2. A vitrified sand tube produced by the striking of lightning on sand; a lightning tube; also, the portion of rock surface fused by a lightning discharge.
3. Etymology: the name was coined in the 19th century from Latin fulgur, "lightning".
Always associated with the sky, bolts of lightning have actually been preserved in sand and rock. These fulgurites, or "petrified lightning", are fragile, glassy tubes formed when lightning strikes in sand, melting the particles around its path and fusing them together.
The hollow fulgurites, or self-portraits of the lightning channels that made them, range from one and a half to five centimeters in diameter. Some fossil fulgurites date back as far as 250,000,000 years.
More about fulgurites
Everyone knows what happens to a tree when it gets struck by lightning, but what about when lightning strikes the ground?
Given the right conditions; such as, sandy soil or a beach, the lightning bolt's path is scorched vertically into the earth, preserved as a network of delicate, glassy tubes.
Knobbly and branched like tree roots, they can penetrate like tree roots and they penetrate several meters.

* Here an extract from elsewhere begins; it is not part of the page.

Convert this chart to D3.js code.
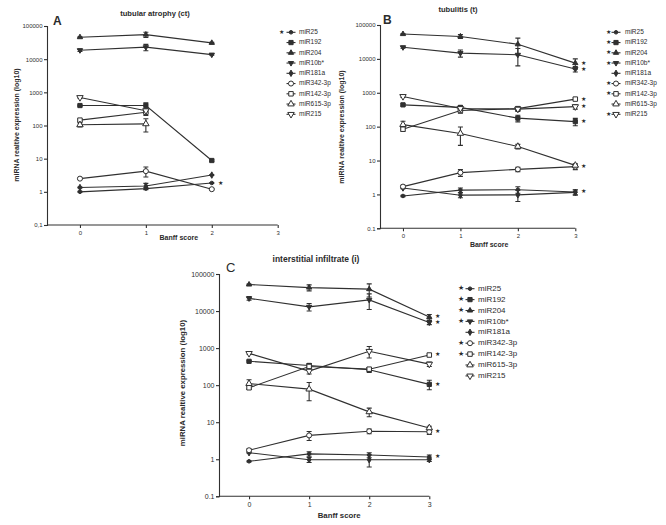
<!DOCTYPE html>
<html><head><meta charset="utf-8">
<script src="https://cdn.jsdelivr.net/npm/d3@7"></script>
<style>body{margin:0;background:#fff}svg{display:block}text{font-family:"Liberation Sans",Arial,sans-serif;fill:#2b2b2b}</style>
</head><body><svg id="c" width="666" height="525"></svg>
<script>
// ---------- DATA ----------
const seriesNames = ["miR25","miR192","miR204","miR10b*","miR181a","miR342-3p","miR142-3p","miR615-3p","miR215"];
const yTicks = [0.1,1,10,100,1000,10000,100000];
const xTicksAll = [0,1,2,3];
const xA = [0,1,2];
const xBC = [0,1,2,3];
// Panel A: tubular atrophy (ct)
const aMean = [
  [1.0,1.25,1.85],[400,400,8.8],[46000,55000,31000],[18600,23000,13700],[1.35,1.5,3.2],
  [2.5,4.2,1.2],[145,250,null],[105,112,null],[700,280,null]];
const aSem = [
  [0.03,0.1,0.05],[15,80,0.5],[1500,10000,1000],[1500,5000,600],[0.04,0.3,0.1],
  [0.1,1.4,0.05],[10,50,null],[15,48,null],[30,40,null]];
const aSig = [true,false,false,false,false,false,false,false,false];
// Panel B: tubulitis (t)
const bMean = [
  [0.9,1.34,1.38,1.18],[440,370,178,141],[54000,46000,27000,7500],[22000,14800,13200,5000],[1.55,0.95,0.97,1.15],
  [1.7,4.4,5.5,6.6],[84,300,340,650],[115,63,26,7.2],[780,345,330,390]];
const bSem = [
  [0.04,0.2,0.3,0.2],[30,50,40,35],[1500,6000,14000,2500],[1500,3500,7000,900],[0.08,0.15,0.35,0.2],
  [0.15,1.0,0.8,1.2],[10,50,40,60],[30,35,4,0.8],[50,40,50,60]];
const bSig = [true,true,true,true,false,true,true,false,true];
// Panel C: interstitial infiltrate (i)
const cMean = [
  [0.88,1.4,1.3,1.15],[440,340,260,105],[52000,43000,39000,6900],[22000,13000,20000,4900],[1.5,0.97,0.97,0.97],
  [1.75,4.4,5.7,5.5],[85,320,270,650],[110,78,19,7.0],[720,240,820,370]];
const cSem = [
  [0.03,0.2,0.2,0.15],[20,40,40,30],[1500,8000,15000,1200],[2500,3000,9000,600],[0.05,0.15,0.35,0.1],
  [0.15,1.2,0.8,0.8],[8,50,30,40],[30,40,5,0.8],[40,40,280,50]];
const cSig = [true,true,true,true,false,true,true,false,false];

// ---------- STYLE ----------
const markerStyle = [
  {t:d3.symbolCircle,s:10,f:true},{t:d3.symbolSquare,s:18,f:true},{t:d3.symbolTriangle,s:12,f:true},
  {t:d3.symbolTriangle,s:12,f:true,r:180},{t:d3.symbolDiamond,s:12,f:true},{t:d3.symbolCircle,s:20,f:false},
  {t:d3.symbolSquare,s:20,f:false},{t:d3.symbolTriangle,s:18,f:false},{t:d3.symbolTriangle,s:18,f:false,r:180}];
const INK = "#303030";
const svg = d3.select("#c");

const panels = [
 {letter:"A",title:"tubular atrophy (ct)",x:xA,mean:aMean,sem:aSem,sig:aSig,comma:true,
  xr:[47,277.7],yr:[225,26],fs:6,titleFs:7.6,labFs:7,legFs:6.5,starFs:6,
  titleX:155,titleY:16,letX:53,letY:25,letFs:12,yLabX:17,yLabY:125,xLabY:240,xTickY:233,
  leg:{star:281,mk:291,tx:299,y0:32.3,dy:10.25}},
 {letter:"B",title:"tubulitis (t)",x:xBC,mean:bMean,sem:bSem,sig:bSig,comma:false,
  xr:[380,575.3],yr:[228.3,25],fs:6,titleFs:7.6,labFs:7,legFs:6.5,starFs:5.5,xmin:-0.4,
  titleX:458,titleY:12,letX:383,letY:24,letFs:12,yLabX:342,yLabY:127,xLabY:247,xTickY:237,
  leg:{star:608,mk:616,tx:625,y0:32.3,dy:10.25}},
 {letter:"C",title:"interstitial infiltrate (i)",x:xBC,mean:cMean,sem:cSem,sig:cSig,comma:false,
  xr:[219,429.3],yr:[496.3,274],fs:7,titleFs:8.5,labFs:7.8,legFs:8,starFs:5.5,
  titleX:316,titleY:262,letX:226,letY:272,letFs:13,letBold:false,yLabX:183,yLabY:383,xLabY:518,xTickY:510,
  leg:{star:461,mk:470,tx:478,y0:288.7,dy:10.9}}
];

panels.forEach(p=>{
  const g = svg.append("g");
  const xs = d3.scaleLinear().domain([p.xmin ?? -0.5, 3]).range(p.xr);
  const ys = d3.scaleLog().domain([0.1,100000]).range(p.yr);
  const fmt = v => v<1 ? (p.comma ? "0,1" : "0.1") : String(v);
  // y axis
  const ya = g.append("g").attr("transform",`translate(${p.xr[0]},0)`)
    .call(d3.axisLeft(ys).tickValues(yTicks).tickFormat(fmt).tickSize(3).tickPadding(1.5));
  ya.selectAll("text").attr("font-size",p.fs).attr("font-family","Liberation Sans, Arial").style("fill",INK);
  ya.selectAll("line,path").attr("stroke",INK).attr("stroke-width",1.1);
  // x axis
  const xa = g.append("g").attr("transform",`translate(0,${p.yr[0]})`)
    .call(d3.axisBottom(xs).tickValues(xTicksAll).tickFormat(d3.format("d")).tickSize(3).tickPadding(2.5));
  xa.select("path").attr("d",`M${p.xr[0]},0H${p.xr[1]}`);
  xa.selectAll("text").attr("font-size",p.fs).attr("font-family","Liberation Sans, Arial").style("fill",INK);
  xa.selectAll("line,path").attr("stroke",INK).attr("stroke-width",1.1);
  // labels
  g.append("text").attr("x",p.titleX).attr("y",p.titleY).attr("text-anchor","middle")
    .attr("font-size",p.titleFs).attr("font-weight","bold").text(p.title);
  g.append("text").attr("x",p.letX).attr("y",p.letY).attr("font-size",p.letFs)
    .attr("font-weight",p.letBold===false?"normal":"bold").text(p.letter);
  g.append("text").attr("transform",`translate(${p.yLabX},${p.yLabY}) rotate(-90)`).attr("text-anchor","middle")
    .attr("dominant-baseline","middle").attr("font-size",p.labFs).attr("font-weight","bold").text("miRNA realtive expression (log10)");
  g.append("text").attr("x",(xs(0)+xs(3))/2).attr("y",p.xLabY).attr("text-anchor","middle")
    .attr("font-size",p.labFs).attr("font-weight","bold").text("Banff score");

  const line = d3.line().defined(d=>d.v!=null).x(d=>xs(d.x)).y(d=>ys(d.v));
  p.mean.forEach((vals,i)=>{
    const pts = vals.map((v,j)=>({x:p.x[j],v:v,e:p.sem[i][j]}));
    g.append("path").attr("d",line(pts)).attr("fill","none").attr("stroke",INK).attr("stroke-width",1.1);
    pts.filter(d=>d.v!=null).forEach(d=>{
      if(d.e){
        const lo = ys(Math.max(d.v-d.e, d.v*0.3)), hi = ys(d.v+d.e), cx = xs(d.x);
        g.append("path").attr("d",`M${cx},${lo}V${hi}M${cx-2.5},${lo}H${cx+2.5}M${cx-2.5},${hi}H${cx+2.5}`)
          .attr("stroke",INK).attr("stroke-width",1.1).attr("fill","none");
      }
    });
  });
  p.mean.forEach((vals,i)=>{
    const m = markerStyle[i];
    vals.forEach((v,j)=>{
      if(v==null) return;
      g.append("path").attr("d",d3.symbol().type(m.t).size(m.s)())
        .attr("transform",`translate(${xs(p.x[j])},${ys(v)}) rotate(${m.r||0})`)
        .attr("fill",m.f?INK:"#fff").attr("stroke",INK).attr("stroke-width",1);
    });
    if(p.sig[i]){
      const last = vals.length-1 - [...vals].reverse().findIndex(v=>v!=null);
      g.append("text").attr("x",xs(p.x[last])+6).attr("y",ys(vals[last])).attr("dominant-baseline","middle")
        .attr("font-size",p.starFs).attr("font-family","DejaVu Sans").text("★");
    }
  });
  // legend
  seriesNames.forEach((name,i)=>{
    const y = p.leg.y0 + i*p.leg.dy, m = markerStyle[i];
    if(p.sig[i]) g.append("text").attr("x",p.leg.star).attr("y",y).attr("text-anchor","middle")
      .attr("dominant-baseline","middle").attr("font-size",p.legFs*0.85).attr("font-family","DejaVu Sans").text("★");
    g.append("path").attr("d",`M${p.leg.mk-4.5},${y}H${p.leg.mk+4.5}`).attr("stroke",INK).attr("stroke-width",1.1);
    g.append("path").attr("d",d3.symbol().type(m.t).size(m.s)())
      .attr("transform",`translate(${p.leg.mk},${y}) rotate(${m.r||0})`)
      .attr("fill",m.f?INK:"#fff").attr("stroke",INK).attr("stroke-width",1);
    g.append("text").attr("x",p.leg.tx).attr("y",y).attr("dominant-baseline","middle")
      .attr("font-size",p.legFs).text(name);
  });
});
</script></body></html>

Estimates of the energy required to create a fulgurite vary, but the temperature reached is thought to be about 4,000 degrees centigrade.
Fulgurites are very rare, and the best place to find them is in shifting desert sand, not only because the necessary raw materials are abundant there; but also, because desert breezes blow their sand covers away.
Fulgurites have a value the goes beyond scarcity and aesthetics: they can exist for thousands of years and are able to provide scientists with information about past climates.
Geologists have discovered another type of fulgurite
High on a mountain in Greenland, geologists discovered another type of fulgurite on a mountain in Greenland: a branched trail running for many meters down a rocky hillside.
Lichen was burned away along the trail and the rock surface was transformed into a smooth glass, colored bright blue, red, and yellow.
This particular mountain top consists of banded rock formations which are rich in iron, and so, definitely not a safe place to be during a thunderstorm.